Your goal — Set aside the pictures and output only the lines from the one containing "Clone this diagram in TikZ." up to and including the one containing "(372,258) -- (372,636);".

Records shown —
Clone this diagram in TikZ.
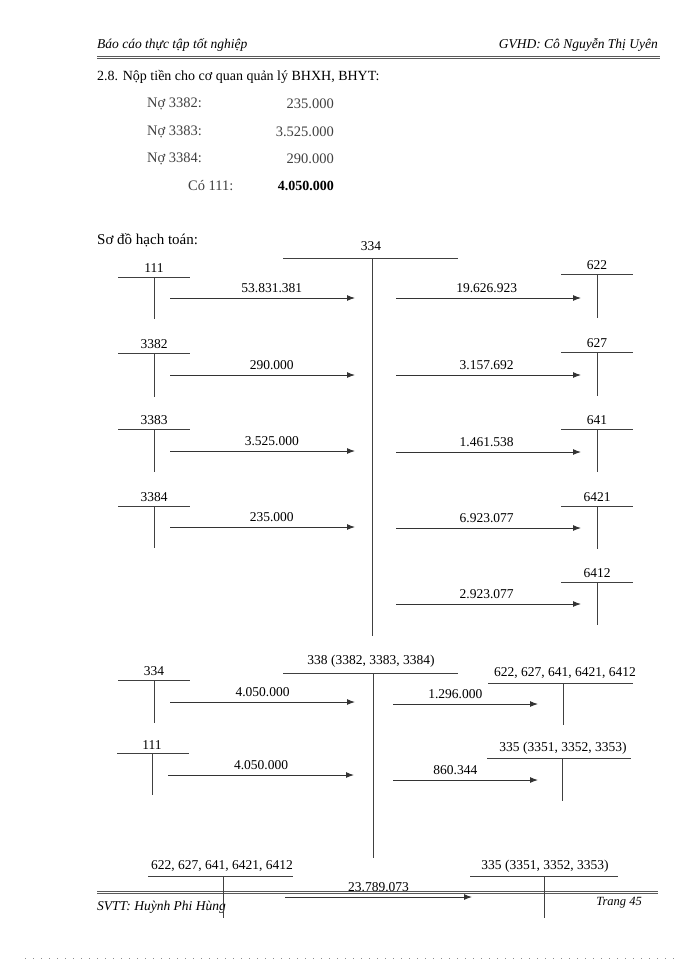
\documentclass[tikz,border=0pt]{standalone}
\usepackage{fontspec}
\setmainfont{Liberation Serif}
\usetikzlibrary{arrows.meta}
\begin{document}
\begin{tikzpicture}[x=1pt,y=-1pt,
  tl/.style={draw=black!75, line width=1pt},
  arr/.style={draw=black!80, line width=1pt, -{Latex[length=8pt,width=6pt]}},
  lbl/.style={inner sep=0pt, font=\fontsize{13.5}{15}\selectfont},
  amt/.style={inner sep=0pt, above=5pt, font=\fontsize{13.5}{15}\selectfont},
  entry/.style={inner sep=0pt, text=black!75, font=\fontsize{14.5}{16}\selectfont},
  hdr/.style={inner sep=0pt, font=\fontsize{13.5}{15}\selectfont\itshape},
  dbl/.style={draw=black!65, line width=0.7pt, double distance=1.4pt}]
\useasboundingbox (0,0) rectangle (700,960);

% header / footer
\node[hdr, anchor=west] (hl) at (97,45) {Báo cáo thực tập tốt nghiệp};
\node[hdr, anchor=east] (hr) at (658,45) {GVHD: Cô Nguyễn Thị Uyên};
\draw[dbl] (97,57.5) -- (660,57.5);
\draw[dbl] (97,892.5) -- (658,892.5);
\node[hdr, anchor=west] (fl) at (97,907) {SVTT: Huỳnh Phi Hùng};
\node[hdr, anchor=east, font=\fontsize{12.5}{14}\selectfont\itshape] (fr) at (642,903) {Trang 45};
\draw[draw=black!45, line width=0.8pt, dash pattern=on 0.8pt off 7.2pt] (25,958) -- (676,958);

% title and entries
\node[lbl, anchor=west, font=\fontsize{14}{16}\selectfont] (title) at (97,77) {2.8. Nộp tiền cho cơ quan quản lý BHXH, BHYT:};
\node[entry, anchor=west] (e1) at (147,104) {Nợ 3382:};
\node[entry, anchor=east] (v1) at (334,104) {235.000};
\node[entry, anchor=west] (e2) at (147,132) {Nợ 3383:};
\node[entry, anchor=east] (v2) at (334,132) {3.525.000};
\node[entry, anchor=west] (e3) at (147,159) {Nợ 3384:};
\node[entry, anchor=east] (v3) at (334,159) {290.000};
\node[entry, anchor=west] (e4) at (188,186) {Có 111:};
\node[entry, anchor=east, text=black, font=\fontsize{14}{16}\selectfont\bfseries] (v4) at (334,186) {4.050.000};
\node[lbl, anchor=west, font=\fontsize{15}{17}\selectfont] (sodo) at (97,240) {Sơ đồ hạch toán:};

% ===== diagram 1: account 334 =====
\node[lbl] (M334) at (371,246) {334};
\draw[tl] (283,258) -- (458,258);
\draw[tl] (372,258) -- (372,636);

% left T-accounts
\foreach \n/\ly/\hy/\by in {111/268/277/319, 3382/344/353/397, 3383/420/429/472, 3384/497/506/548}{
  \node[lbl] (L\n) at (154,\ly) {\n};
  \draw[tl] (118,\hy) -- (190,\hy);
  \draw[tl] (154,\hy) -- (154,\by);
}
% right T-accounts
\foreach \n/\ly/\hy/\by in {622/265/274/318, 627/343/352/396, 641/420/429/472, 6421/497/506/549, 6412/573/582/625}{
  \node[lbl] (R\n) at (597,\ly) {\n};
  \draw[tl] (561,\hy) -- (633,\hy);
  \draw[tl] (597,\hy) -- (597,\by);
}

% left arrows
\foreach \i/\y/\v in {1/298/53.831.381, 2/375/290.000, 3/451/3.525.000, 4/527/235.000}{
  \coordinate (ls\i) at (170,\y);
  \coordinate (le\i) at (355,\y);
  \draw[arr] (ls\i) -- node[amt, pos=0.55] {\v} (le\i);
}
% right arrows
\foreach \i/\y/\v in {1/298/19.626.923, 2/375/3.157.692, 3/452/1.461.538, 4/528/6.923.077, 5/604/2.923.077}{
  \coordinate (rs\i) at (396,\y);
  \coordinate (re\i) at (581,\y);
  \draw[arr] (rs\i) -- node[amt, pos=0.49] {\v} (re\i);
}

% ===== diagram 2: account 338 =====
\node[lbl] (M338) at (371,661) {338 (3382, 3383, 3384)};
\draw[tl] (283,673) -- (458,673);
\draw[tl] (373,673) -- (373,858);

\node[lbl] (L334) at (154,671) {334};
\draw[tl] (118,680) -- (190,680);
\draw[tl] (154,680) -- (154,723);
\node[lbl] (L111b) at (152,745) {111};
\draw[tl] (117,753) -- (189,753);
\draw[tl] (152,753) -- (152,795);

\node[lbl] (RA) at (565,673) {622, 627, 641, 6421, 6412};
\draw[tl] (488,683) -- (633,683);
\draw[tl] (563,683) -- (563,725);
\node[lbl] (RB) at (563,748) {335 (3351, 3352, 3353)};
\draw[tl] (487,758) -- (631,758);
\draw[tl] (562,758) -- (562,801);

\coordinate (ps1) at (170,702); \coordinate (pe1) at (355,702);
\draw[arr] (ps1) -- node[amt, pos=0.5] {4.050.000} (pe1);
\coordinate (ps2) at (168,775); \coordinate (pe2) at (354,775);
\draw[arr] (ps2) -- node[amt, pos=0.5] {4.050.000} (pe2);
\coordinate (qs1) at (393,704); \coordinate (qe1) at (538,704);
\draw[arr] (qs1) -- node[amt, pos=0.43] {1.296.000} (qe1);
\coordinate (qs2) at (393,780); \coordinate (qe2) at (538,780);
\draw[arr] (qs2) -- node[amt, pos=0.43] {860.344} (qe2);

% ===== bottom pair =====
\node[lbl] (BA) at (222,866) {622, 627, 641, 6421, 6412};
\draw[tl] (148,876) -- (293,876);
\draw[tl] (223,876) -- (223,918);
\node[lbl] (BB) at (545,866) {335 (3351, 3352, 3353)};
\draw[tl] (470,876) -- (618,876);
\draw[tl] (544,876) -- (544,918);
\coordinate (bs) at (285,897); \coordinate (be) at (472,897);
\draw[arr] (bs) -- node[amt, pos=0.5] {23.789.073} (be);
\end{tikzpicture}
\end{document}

...

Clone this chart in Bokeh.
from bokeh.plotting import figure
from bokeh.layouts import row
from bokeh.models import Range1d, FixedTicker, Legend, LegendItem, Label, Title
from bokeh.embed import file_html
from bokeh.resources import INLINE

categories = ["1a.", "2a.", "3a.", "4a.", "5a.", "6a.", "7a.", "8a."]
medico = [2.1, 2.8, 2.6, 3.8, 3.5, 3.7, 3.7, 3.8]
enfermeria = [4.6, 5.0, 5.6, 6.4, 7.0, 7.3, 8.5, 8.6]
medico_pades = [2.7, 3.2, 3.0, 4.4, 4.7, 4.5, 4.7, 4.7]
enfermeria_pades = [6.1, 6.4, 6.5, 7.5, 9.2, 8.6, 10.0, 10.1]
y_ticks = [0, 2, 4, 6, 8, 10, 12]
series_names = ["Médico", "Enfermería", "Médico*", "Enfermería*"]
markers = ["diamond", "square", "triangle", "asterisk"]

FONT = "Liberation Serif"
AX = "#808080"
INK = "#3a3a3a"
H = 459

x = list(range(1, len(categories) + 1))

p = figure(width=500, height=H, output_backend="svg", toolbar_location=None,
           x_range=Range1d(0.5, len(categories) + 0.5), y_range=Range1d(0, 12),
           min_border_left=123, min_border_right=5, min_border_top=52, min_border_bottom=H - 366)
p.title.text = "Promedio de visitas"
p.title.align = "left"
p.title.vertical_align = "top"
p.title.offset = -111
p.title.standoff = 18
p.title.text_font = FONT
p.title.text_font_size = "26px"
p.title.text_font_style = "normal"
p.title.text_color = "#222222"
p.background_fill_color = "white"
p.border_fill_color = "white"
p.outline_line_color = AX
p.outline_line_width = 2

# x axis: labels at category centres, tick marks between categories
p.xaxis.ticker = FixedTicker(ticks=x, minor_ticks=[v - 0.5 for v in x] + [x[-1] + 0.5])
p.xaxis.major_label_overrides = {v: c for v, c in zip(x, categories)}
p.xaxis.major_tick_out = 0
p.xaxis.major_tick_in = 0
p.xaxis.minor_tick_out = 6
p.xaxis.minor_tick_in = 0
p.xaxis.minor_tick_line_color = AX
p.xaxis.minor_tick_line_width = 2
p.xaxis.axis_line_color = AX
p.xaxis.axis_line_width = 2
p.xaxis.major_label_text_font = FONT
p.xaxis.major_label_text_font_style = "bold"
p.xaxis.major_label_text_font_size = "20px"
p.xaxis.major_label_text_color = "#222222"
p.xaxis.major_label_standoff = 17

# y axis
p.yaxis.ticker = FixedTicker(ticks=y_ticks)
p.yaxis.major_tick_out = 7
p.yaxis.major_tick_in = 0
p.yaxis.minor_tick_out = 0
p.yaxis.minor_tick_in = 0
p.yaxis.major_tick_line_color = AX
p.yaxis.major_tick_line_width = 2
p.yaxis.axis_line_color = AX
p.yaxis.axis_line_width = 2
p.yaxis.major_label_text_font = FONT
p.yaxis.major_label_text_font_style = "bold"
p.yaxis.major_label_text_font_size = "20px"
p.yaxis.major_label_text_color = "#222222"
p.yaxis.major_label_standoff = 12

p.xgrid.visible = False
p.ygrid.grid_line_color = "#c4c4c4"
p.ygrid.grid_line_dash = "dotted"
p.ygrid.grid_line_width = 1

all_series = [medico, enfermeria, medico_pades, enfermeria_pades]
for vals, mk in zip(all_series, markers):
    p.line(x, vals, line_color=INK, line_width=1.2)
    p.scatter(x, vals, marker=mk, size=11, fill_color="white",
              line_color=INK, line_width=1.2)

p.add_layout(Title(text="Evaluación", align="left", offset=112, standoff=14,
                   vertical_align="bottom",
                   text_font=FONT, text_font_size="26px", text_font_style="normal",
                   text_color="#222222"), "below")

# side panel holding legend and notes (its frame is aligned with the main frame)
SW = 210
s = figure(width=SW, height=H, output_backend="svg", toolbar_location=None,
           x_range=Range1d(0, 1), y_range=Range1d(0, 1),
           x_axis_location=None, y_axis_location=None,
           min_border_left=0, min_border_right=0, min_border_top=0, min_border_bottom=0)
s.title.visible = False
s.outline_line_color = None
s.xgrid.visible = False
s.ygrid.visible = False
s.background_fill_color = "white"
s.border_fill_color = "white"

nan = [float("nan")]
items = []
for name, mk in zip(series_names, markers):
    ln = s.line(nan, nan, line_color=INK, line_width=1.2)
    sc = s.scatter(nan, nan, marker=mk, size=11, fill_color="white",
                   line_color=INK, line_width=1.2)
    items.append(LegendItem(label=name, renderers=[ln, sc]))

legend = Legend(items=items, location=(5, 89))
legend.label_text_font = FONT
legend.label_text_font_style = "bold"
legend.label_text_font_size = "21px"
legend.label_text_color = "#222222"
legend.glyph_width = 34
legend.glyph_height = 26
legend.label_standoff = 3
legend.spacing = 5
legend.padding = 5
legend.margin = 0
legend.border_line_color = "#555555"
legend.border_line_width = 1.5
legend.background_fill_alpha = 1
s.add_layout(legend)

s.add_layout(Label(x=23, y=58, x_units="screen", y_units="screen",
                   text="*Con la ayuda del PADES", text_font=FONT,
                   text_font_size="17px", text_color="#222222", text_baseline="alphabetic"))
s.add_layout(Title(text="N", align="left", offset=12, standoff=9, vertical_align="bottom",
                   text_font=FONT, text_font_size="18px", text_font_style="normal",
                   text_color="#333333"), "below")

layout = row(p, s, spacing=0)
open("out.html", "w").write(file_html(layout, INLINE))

The reply —
Clone this diagram in TikZ.
\documentclass[tikz,border=0pt]{standalone}
\usepackage{fontspec}
\setmainfont{Liberation Serif}
\usetikzlibrary{arrows.meta}
\begin{document}
\begin{tikzpicture}[x=1pt,y=-1pt,
  tl/.style={draw=black!75, line width=1pt},
  arr/.style={draw=black!80, line width=1pt, -{Latex[length=8pt,width=6pt]}},
  lbl/.style={inner sep=0pt, font=\fontsize{13.5}{15}\selectfont},
  amt/.style={inner sep=0pt, above=5pt, font=\fontsize{13.5}{15}\selectfont},
  entry/.style={inner sep=0pt, text=black!75, font=\fontsize{14.5}{16}\selectfont},
  hdr/.style={inner sep=0pt, font=\fontsize{13.5}{15}\selectfont\itshape},
  dbl/.style={draw=black!65, line width=0.7pt, double distance=1.4pt}]
\useasboundingbox (0,0) rectangle (700,960);

% header / footer
\node[hdr, anchor=west] (hl) at (97,45) {Báo cáo thực tập tốt nghiệp};
\node[hdr, anchor=east] (hr) at (658,45) {GVHD: Cô Nguyễn Thị Uyên};
\draw[dbl] (97,57.5) -- (660,57.5);
\draw[dbl] (97,892.5) -- (658,892.5);
\node[hdr, anchor=west] (fl) at (97,907) {SVTT: Huỳnh Phi Hùng};
\node[hdr, anchor=east, font=\fontsize{12.5}{14}\selectfont\itshape] (fr) at (642,903) {Trang 45};
\draw[draw=black!45, line width=0.8pt, dash pattern=on 0.8pt off 7.2pt] (25,958) -- (676,958);

% title and entries
\node[lbl, anchor=west, font=\fontsize{14}{16}\selectfont] (title) at (97,77) {2.8. Nộp tiền cho cơ quan quản lý BHXH, BHYT:};
\node[entry, anchor=west] (e1) at (147,104) {Nợ 3382:};
\node[entry, anchor=east] (v1) at (334,104) {235.000};
\node[entry, anchor=west] (e2) at (147,132) {Nợ 3383:};
\node[entry, anchor=east] (v2) at (334,132) {3.525.000};
\node[entry, anchor=west] (e3) at (147,159) {Nợ 3384:};
\node[entry, anchor=east] (v3) at (334,159) {290.000};
\node[entry, anchor=west] (e4) at (188,186) {Có 111:};
\node[entry, anchor=east, text=black, font=\fontsize{14}{16}\selectfont\bfseries] (v4) at (334,186) {4.050.000};
\node[lbl, anchor=west, font=\fontsize{15}{17}\selectfont] (sodo) at (97,240) {Sơ đồ hạch toán:};

% ===== diagram 1: account 334 =====
\node[lbl] (M334) at (371,246) {334};
\draw[tl] (283,258) -- (458,258);
\draw[tl] (372,258) -- (372,636);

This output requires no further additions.